The answer lies in the processes which take place at a molecular level upon freezing: the water molecules are not flat, but rather slightly bent. Therefore, they position themselves in ice at certain angles - one which creates the 6-sided symmetry of the crystal lattice. However, there is something else: a tiny ice nucleus doesn't have any arms at first; it is similar to a 6-sided prism.
And this changes upon further growth: due to the symmetry of the crystal lattice, water molecules can easily accumulate on some places of the baby crystal. It is at these spots that the crystal grows faster than at other spots - it forms gradual "edges". Because they rise higher than the rest of the crystal's surface, more and more water molecules accumulate at this point - these edges become branches and ice needles.

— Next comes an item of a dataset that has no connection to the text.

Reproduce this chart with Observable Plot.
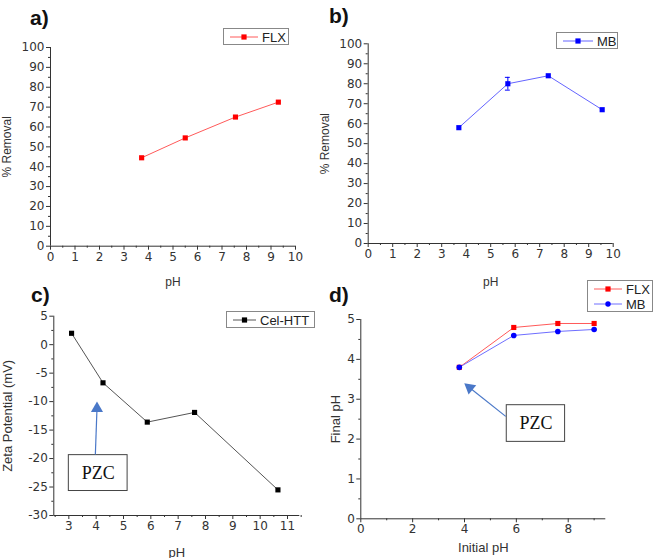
<!DOCTYPE html>
<html>
<head>
<meta charset="utf-8">
<script src="https://cdn.jsdelivr.net/npm/d3@7"></script>
<script src="https://cdn.jsdelivr.net/npm/@observablehq/plot@0.6"></script>
<style>
  html, body { margin: 0; padding: 0; background: #fff; }
  #root { position: relative; width: 654px; height: 558px; overflow: hidden; font-family: "Liberation Sans", Arial, sans-serif; color: #333; }
  .panel { position: absolute; width: 327px; height: 279px; }
  .panel svg { overflow: visible; }
  .tag { position: absolute; font-weight: bold; font-size: 21px; color: #111; line-height: 1; }
  .legend { position: absolute; border: 1px solid #888; background: #fff; box-sizing: border-box; }
  .legend svg { position: absolute; left: 0; top: 0; }
</style>
</head>
<body>
<div id="root"></div>
<script>
// ---- data ----
const flxPH = [3.72, 5.5, 7.55, 9.3];
const flxRemoval = [44.5, 54.5, 65, 72.5];

const mbPH = [3.7, 5.7, 7.35, 9.55];
const mbRemoval = [58, 80, 84, 67];
const mbErr = [0, 3.2, 0, 0];

const zetaPH = [3.1, 4.25, 5.87, 7.6, 10.65];
const zetaMV = [2, -6.7, -13.6, -11.9, -25.5];

const initialPH = [3.8, 5.9, 7.6, 9.0];
const finalFLX = [3.8, 4.8, 4.9, 4.9];
const finalMB = [3.8, 4.6, 4.7, 4.75];

// tick values
const ticksRemovalX = [0,1,2,3,4,5,6,7,8,9,10];
const minorRemovalX = [0.5,1.5,2.5,3.5,4.5,5.5,6.5,7.5,8.5,9.5];
const ticksRemovalY = [0,10,20,30,40,50,60,70,80,90,100];
const minorRemovalY = [5,15,25,35,45,55,65,75,85,95];
const ticksZetaX = [3,4,5,6,7,8,9,10,11];
const minorZetaX = [2.5,3.5,4.5,5.5,6.5,7.5,8.5,9.5,10.5,11.5];
const ticksZetaY = [5,0,-5,-10,-15,-20,-25,-30];
const minorZetaY = [2.5,-2.5,-7.5,-12.5,-17.5,-22.5,-27.5];
const ticksFinalX = [0,2,4,6,8];
const minorFinalX = [1,3,5,7,9];
const ticksFinalY = [0,1,2,3,4,5];
const minorFinalY = [0.5,1.5,2.5,3.5,4.5];

// annotations (data coordinates)
const pzcC = [{x1: 3.97, y1: -19.3, x2: 4.03, y2: -11.2, bx1: 3.0, bx2: 5.15, by1: -19.4, by2: -25.7, tx: 4.075, ty: -22.6, rot: 0}];
const pzcD = [{x1: 5.59, y1: 2.57, x2: 4.2, y2: 3.29, bx1: 5.63, bx2: 7.88, by1: 2.85, by2: 1.93, tx: 6.76, ty: 2.39, rot: -51}];

const rows = (xs, ys) => xs.map((x, i) => ({x, y: ys[i]}));
const fmt = d => String(d);
const SANS = "'Liberation Sans', Arial, sans-serif";
const TICKFONT = "'DejaVu Sans', Verdana, sans-serif";

const root = document.getElementById("root");

function panel({left, top, xDomain, yDomain, m, xT, xm, yT, ym, xLabel, yLabel, xOff, yOff, labelSize, marks}) {
  const p = Plot.plot({
    width: 327, height: 279,
    marginLeft: m[0], marginRight: m[1], marginTop: m[2], marginBottom: m[3],
    style: {background: "transparent", overflow: "visible", color: "#333"},
    x: {domain: xDomain},
    y: {domain: yDomain},
    marks: [
      Plot.axisX({ticks: xT, tickSize: 4, tickPadding: 2, tickFormat: fmt, label: null, fontSize: 12, fontFamily: TICKFONT}),
      Plot.axisX({ticks: xT, tickSize: 0, tickFormat: () => "", label: xLabel, labelAnchor: "center", labelOffset: xOff, labelArrow: false, fontSize: labelSize, fontFamily: SANS}),
      Plot.axisX({ticks: xm, tickSize: 2, tickFormat: () => "", label: null}),
      Plot.axisY({ticks: yT, tickSize: 4, tickPadding: 2, tickFormat: fmt, label: null, fontSize: 12, fontFamily: TICKFONT}),
      Plot.axisY({ticks: yT, tickSize: 0, tickFormat: () => "", label: yLabel, labelAnchor: "center", labelOffset: yOff, labelArrow: false, fontSize: labelSize, fontFamily: SANS}),
      Plot.axisY({ticks: ym, tickSize: 2, tickFormat: () => "", label: null}),
      Plot.ruleY([yDomain[0]], {stroke: "#333"}),
      Plot.ruleX([xDomain[0]], {stroke: "#333"}),
      ...marks
    ]
  });
  const d = document.createElement("div");
  d.className = "panel";
  d.style.left = left + "px";
  d.style.top = top + "px";
  d.appendChild(p);
  root.appendChild(d);
}

function tag(text, left, top) {
  const t = document.createElement("div");
  t.className = "tag";
  t.textContent = text;
  t.style.left = left + "px";
  t.style.top = top + "px";
  root.appendChild(t);
}

function legend(left, top, w, items) {
  const h = items.length * 15 + 2;
  const d = document.createElement("div");
  d.className = "legend";
  d.style.left = left + "px"; d.style.top = top + "px";
  d.style.width = w + "px"; d.style.height = h + "px";
  let s = `<svg width="${w}" height="${h}" xmlns="http://www.w3.org/2000/svg">`;
  items.forEach((it, i) => {
    const cy = 8 + i * 15;
    s += `<line x1="6" x2="${6 + it.len}" y1="${cy}" y2="${cy}" stroke="${it.line}" stroke-width="1"/>`;
    const cx = 6 + it.len / 2;
    if (it.shape === "circle") s += `<circle cx="${cx}" cy="${cy}" r="2.7" fill="${it.color}"/>`;
    else s += `<rect x="${cx - 2.6}" y="${cy - 2.6}" width="5.2" height="5.2" fill="${it.color}"/>`;
    s += `<text x="${10 + it.len}" y="${cy + 4.5}" font-size="13" fill="#222" font-family="'Liberation Sans', Arial, sans-serif">${it.label}</text>`;
  });
  s += `</svg>`;
  d.innerHTML = s;
  root.appendChild(d);
}

// a) FLX removal
panel({
  left: 0, top: 0, xDomain: [0, 10], yDomain: [0, 100], m: [50, 32, 47, 33.3],
  xT: ticksRemovalX, xm: minorRemovalX, yT: ticksRemovalY, ym: minorRemovalY,
  xLabel: "pH", yLabel: "% Removal", xOff: 40, yOff: 48, labelSize: 12,
  marks: [
    Plot.line(rows(flxPH, flxRemoval), {x: "x", y: "y", stroke: "#ff5a5a", strokeWidth: 1}),
    Plot.dot(rows(flxPH, flxRemoval), {x: "x", y: "y", symbol: "square", r: 2.9, fill: "#f00"})
  ]
});

// b) MB removal
const mbRows = mbPH.map((x, i) => ({x, y: mbRemoval[i], e: mbErr[i]}));
const mbErrRows = mbRows.filter(d => d.e > 0);
panel({
  left: 327, top: 0, xDomain: [0, 10], yDomain: [0, 100], m: [40.7, 41.3, 43.3, 36],
  xT: ticksRemovalX, xm: minorRemovalX, yT: ticksRemovalY, ym: minorRemovalY,
  xLabel: "pH", yLabel: "% Removal", xOff: 42, yOff: 48, labelSize: 12,
  marks: [
    Plot.line(mbRows, {x: "x", y: "y", stroke: "#6464ff", strokeWidth: 1}),
    Plot.ruleX(mbErrRows, {x: "x", y1: d => d.y - d.e, y2: d => d.y + d.e, stroke: "#0000ff"}),
    Plot.ruleY(mbErrRows, {y: d => d.y + d.e, x1: d => d.x - 0.1, x2: d => d.x + 0.1, stroke: "#0000ff"}),
    Plot.ruleY(mbErrRows, {y: d => d.y - d.e, x1: d => d.x - 0.1, x2: d => d.x + 0.1, stroke: "#0000ff"}),
    Plot.dot(mbRows, {x: "x", y: "y", symbol: "square", r: 2.9, fill: "#00f"})
  ]
});

// c) Zeta potential
panel({
  left: 0, top: 279, xDomain: [2.45, 11.45], yDomain: [-30, 5], m: [53.3, 27.7, 36.7, 43],
  xT: ticksZetaX, xm: minorZetaX, yT: ticksZetaY, ym: minorZetaY,
  xLabel: "pH", yLabel: "Zeta Potential (mV)", xOff: 41, yOff: 51, labelSize: 13,
  marks: [
    Plot.line(rows(zetaPH, zetaMV), {x: "x", y: "y", stroke: "#555", strokeWidth: 1}),
    Plot.dot(rows(zetaPH, zetaMV), {x: "x", y: "y", symbol: "square", r: 2.9, fill: "#000"}),
    Plot.rect(pzcC, {x1: "bx1", x2: "bx2", y1: "by1", y2: "by2", fill: "#fff", stroke: "#444", strokeWidth: 1}),
    Plot.text(pzcC, {x: "tx", y: "ty", text: () => "PZC", fontFamily: "'Liberation Serif', 'Times New Roman', serif", fontSize: 18, fill: "#111"}),
    Plot.link(pzcC, {x1: "x1", y1: "y1", x2: "x2", y2: "y2", stroke: "#4a78c8", strokeWidth: 1.2}),
    Plot.dot(pzcC, {x: "x2", y: "y2", symbol: "triangle", r: 4.5, fill: "#4a78c8", rotate: "rot"})
  ]
});

// d) Final vs initial pH
panel({
  left: 327, top: 279, xDomain: [0, 9.45], yDomain: [0, 5], m: [33.3, 48.7, 40, 39.7],
  xT: ticksFinalX, xm: minorFinalX, yT: ticksFinalY, ym: minorFinalY,
  xLabel: "Initial pH", yLabel: "Final pH", xOff: 33, yOff: 30, labelSize: 13,
  marks: [
    Plot.line(rows(initialPH, finalFLX), {x: "x", y: "y", stroke: "#ff5a5a", strokeWidth: 1}),
    Plot.line(rows(initialPH, finalMB), {x: "x", y: "y", stroke: "#6e6eff", strokeWidth: 1}),
    Plot.dot(rows(initialPH, finalFLX), {x: "x", y: "y", symbol: "square", r: 2.9, fill: "#f00"}),
    Plot.dot(rows(initialPH, finalMB), {x: "x", y: "y", symbol: "circle", r: 2.8, fill: "#00f"}),
    Plot.rect(pzcD, {x1: "bx1", x2: "bx2", y1: "by1", y2: "by2", fill: "#fff", stroke: "#444", strokeWidth: 1}),
    Plot.text(pzcD, {x: "tx", y: "ty", text: () => "PZC", fontFamily: "'Liberation Serif', 'Times New Roman', serif", fontSize: 18, fill: "#111"}),
    Plot.link(pzcD, {x1: "x1", y1: "y1", x2: "x2", y2: "y2", stroke: "#4a78c8", strokeWidth: 1.2}),
    Plot.dot(pzcD, {x: "x2", y: "y2", symbol: "triangle", r: 4.5, fill: "#4a78c8", rotate: "rot"})
  ]
});

// panel tags
tag("a)", 30, 7);
tag("b)", 329, 5);
tag("c)", 31, 284);
tag("d)", 329, 284);

// legends
legend(223, 28, 66, [{label: "FLX", line: "#ff5a5a", color: "#f00", shape: "square", len: 28}]);
legend(556, 32, 62, [{label: "MB", line: "#6464ff", color: "#00f", shape: "square", len: 30}]);
legend(226, 311, 89, [{label: "Cel-HTT", line: "#555", color: "#000", shape: "square", len: 23}]);
legend(587, 280, 66, [
  {label: "FLX", line: "#ff5a5a", color: "#f00", shape: "square", len: 28},
  {label: "MB", line: "#6e6eff", color: "#00f", shape: "circle", len: 28}
]);
</script>
</body>
</html>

Is every snow crystal really unique?
But what is the case with the apparent endless variety of snowflake designs: are there really no two ice crystals alike? This assumption was made by farmer and hobby photographer, Wilson Bentley, some 90 years ago while he was observing and photographing under a microscope. In 1922 he wrote, "Each snowflake has an infinite beauty that becomes even greater through the knowledge that the observer will likely never find another one that looks similar." Bentley took at least 5,000 photos throughout his lifetime.
For many years, in large due to these photos, it was believed that no two snowflakes were identical. Therefore, it was even more astonishing that in 1988 Nancy Knight, a scientist from the National Center for Atmospheric Research in Colorado, found 2 completely identical snow crystals.
This appears to have disspelled the belief that no two snowflakes are alike.
However, looking at it from a closer level of atoms and crystal lattices, there are still obvious differences between similar ice crystals. Since there are tiny defects in each lattice, and the likelihood that there are the same in two ice crystals out of more than 100 million water molecules is extremely small.